History of the Hymn Writer
Mrs. Louisa Stead, a young missionary, was born in Dover, England, in 1850. She was married to Mr. Stead in 1875, and the marriage was blessed with a little girl, Lilly. One day, the young couple took their four-year-old girl to a beach picnic at Long Island Sound in New York. As they sat down, eating and enjoying themselves, they heard a cry of a boy in the sea. Mr. Stead quickly ran to save the life of the boy from the sea, and in an attempt to do so, the struggling boy pulled to himself Mr. Stead under the water, and they both drowned.

This was the end of Mr. Stead as he got drowned with the boy he was willing to help right before his wife and daughter. Mrs. Stead and her daughter stood helplessly watching their lovely husband and father disappear from their presence just like that. What a pathetic real-life story! It was in this state of despair that Mrs. Stead put down the lyrics of this hymn. However, Mrs. Stead did not allow this ugly situation to overwhelm her; instead, she merely learns to trust Jesus for provision and protection, which reflects her song.

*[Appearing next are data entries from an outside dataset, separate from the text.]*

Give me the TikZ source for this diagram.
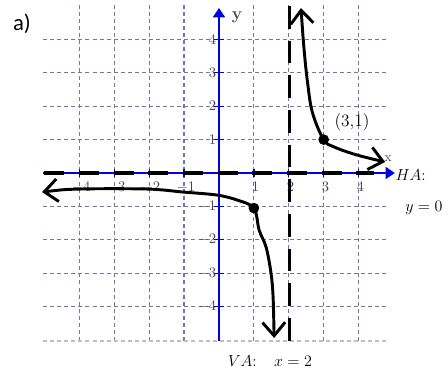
\documentclass[tikz,border=0pt]{standalone}
\usepackage{fontspec}
\newfontfamily\calib{Carlito}
\usetikzlibrary{arrows.meta}
\definecolor{gridc}{RGB}{118,118,168}
\definecolor{gridl}{RGB}{190,190,200}
\definecolor{axisblue}{RGB}{0,0,230}
\definecolor{tickgray}{RGB}{70,70,70}
\tikzset{
  gridline/.style={gridc, line width=0.9pt, dash pattern=on 3pt off 2.3pt},
  axisline/.style={axisblue, line width=1.6pt},
  ticklbl/.style={tickgray, font=\fontsize{11}{13}\selectfont, inner sep=0pt},
  handcurve/.style={black, line width=2.2pt, line cap=round, line join=round},
  asym/.style={black, line width=2.4pt},
  dotpt/.style={circle, fill=black, inner sep=0pt, minimum size=8pt},
  bigmath/.style={font=\fontsize{13}{15}\selectfont, inner sep=0pt},
}
\begin{document}
\begin{tikzpicture}[x=26.175pt, y=25.05pt]
\useasboundingbox (-6.275,-6.018) rectangle (6.562,5.18);
% grid
\foreach \i in {-4,-3,-2,-1,1,2,3,4}{
  \draw[gridline] (\i,-5.03) -- (\i,5.03);
  \draw[gridline] (-5.04,\i) -- (4.87,\i);
}
\draw[gridl, line width=0.9pt, dash pattern=on 3pt off 2.3pt] (-5.04,-5.03) -- (4.87,-5.03);
% axes
\draw[axisline, -{Triangle[length=7pt,width=9pt]}] (-5.04,0) -- (5.04,0);
\draw[axisline, -{Triangle[length=7pt,width=9pt]}] (0,-5.03) -- (0,4.94);
\foreach \i in {-4,-3,-2,-1,1,2,3,4}{
  \draw[axisblue, line width=1pt] (\i,-0.12) -- (\i,0.12);
  \draw[axisblue, line width=1pt] (-0.15,\i) -- (0.15,\i);
}
% tick labels
\foreach \i in {-4,-3,-2,-1,1,2,3,4}{
  \node[ticklbl, anchor=east] (yl\i) at (-0.07,\i) {$\i$};
  \node[ticklbl] (xl\i) at (\i+0.05,-0.42) {$\i$};
}
\node[tickgray, font=\bfseries\fontsize{13}{15}\selectfont, inner sep=0pt] (ylab) at (0.52,4.66) {y};
\node[tickgray, font=\fontsize{10}{12}\selectfont, inner sep=0pt] (xlab) at (4.85,0.42) {x};
% asymptotes
\draw[asym, dash pattern=on 15pt off 11pt] (-5.0,0) -- (4.45,0);
\draw[asym, dash pattern=on 17pt off 9pt] (2.03,5.0) -- (2.03,-5.03);
% points
\coordinate (p31) at (3,1);
\coordinate (p11) at (1,-1.05);
% right branch
\draw[handcurve, {Straight Barb[length=10pt,width=17pt]}-{Straight Barb[length=10pt,width=17pt]}]
  plot[smooth, tension=0.6] coordinates {(2.35,4.94) (2.44,3.68) (2.54,2.69) (2.68,1.80) (3,1) (3.30,0.78) (3.95,0.54) (4.76,0.33)};
% left branch
\draw[handcurve, {Straight Barb[length=10pt,width=17pt]}-{Straight Barb[length=10pt,width=17pt]}]
  plot[smooth, tension=0.55] coordinates {(-5.07,-0.57) (-3.98,-0.48) (-2.06,-0.48) (-1.03,-0.57) (-0.06,-0.66) (0.52,-0.81) (1,-1.05) (1.15,-1.71) (1.35,-2.22) (1.49,-2.99) (1.55,-3.71) (1.58,-4.94)};
\node[dotpt] (d31) at (p31) {};
\node[dotpt] (d11) at (p11) {};
% labels
\node[font=\fontsize{13}{15}\selectfont, inner sep=0pt] (lbl31) at (3.81,1.53) {(3,1)};
\node[bigmath, anchor=west] (ha) at (5.05,-0.05) {$HA{:}$};
\node[bigmath] (y0) at (5.87,-1.05) {$y=0$};
\node[bigmath] (va) at (1.46,-5.63) {$VA{:}\quad x=2$};
\node[font=\calib\fontsize{17}{20}\selectfont, inner sep=0pt] (alab) at (-5.645,4.46) {a)};
\end{tikzpicture}
\end{document}
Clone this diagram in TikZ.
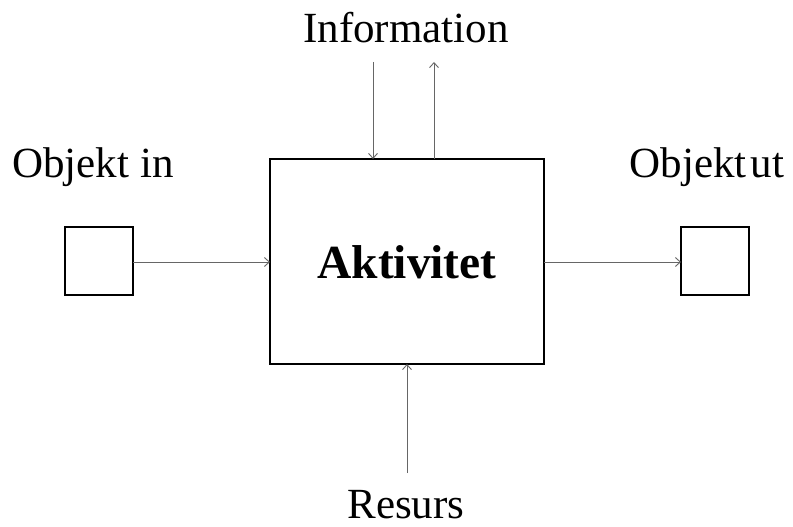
\documentclass[tikz,border=0pt]{standalone}
\usepackage{fontspec}
\setmainfont{Liberation Serif}
\usetikzlibrary{arrows.meta}
\begin{document}
\begin{tikzpicture}[x=1pt,y=-1pt,
  box/.style={draw=black,line width=2pt,inner sep=0pt,outer sep=0pt},
  conn/.style={draw=black!60,line width=0.9pt,-{Straight Barb[length=5pt,width=9pt]}},
  lbl/.style={anchor=base,inner sep=0pt,font=\fontsize{43}{50}\selectfont}]
\useasboundingbox (0,0) rectangle (793,527);
\node[box,minimum width=274pt,minimum height=205pt] (act) at (407,261.5) {};
\node[anchor=center,inner sep=0pt,font=\fontsize{47.5}{52}\selectfont\bfseries] at (407,262) {Aktivitet};
\node[box,minimum width=68pt,minimum height=68pt] (in) at (99,261) {};
\node[box,minimum width=68pt,minimum height=68pt] (out) at (715,261) {};
\node[lbl] (tin) at (93,177) {Objekt in};
\node[lbl] (tout) at (707,177) {Objekt\kern4pt ut};
\node[lbl] (tinfo) at (406,43) {Information};
\node[lbl] (tres) at (406,518) {Resurs};
\coordinate (i1) at (373,62);
\coordinate (i2) at (434,62);
\coordinate (r1) at (407,473);
\draw[conn] (in.east |- 0,262) -- (act.west |- 0,262);
\draw[conn] (act.east |- 0,262) -- (out.west |- 0,262);
\draw[conn] (i1) -- (i1 |- act.north);
\draw[conn] (i2 |- act.north) -- (i2);
\draw[conn] (r1) -- (r1 |- act.south);
\end{tikzpicture}
\end{document}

The hymn is mostly sung as a congregational hymn with a conductor (sometimes). If it were in the Seminary, the conductor and the organist usually use hymnbooks while projected for the congregation on the television screens or projectors. Most churches in Nigeria use this latter media approach. Some churches that do not have projectors or television screens use unscored hymnals by individual worshipers. It is interesting to note that majority of these Western Gospel hymns that have been translated into Nigerian languages and other indigenous hymns are sung from memory by Nigerian adult Church members.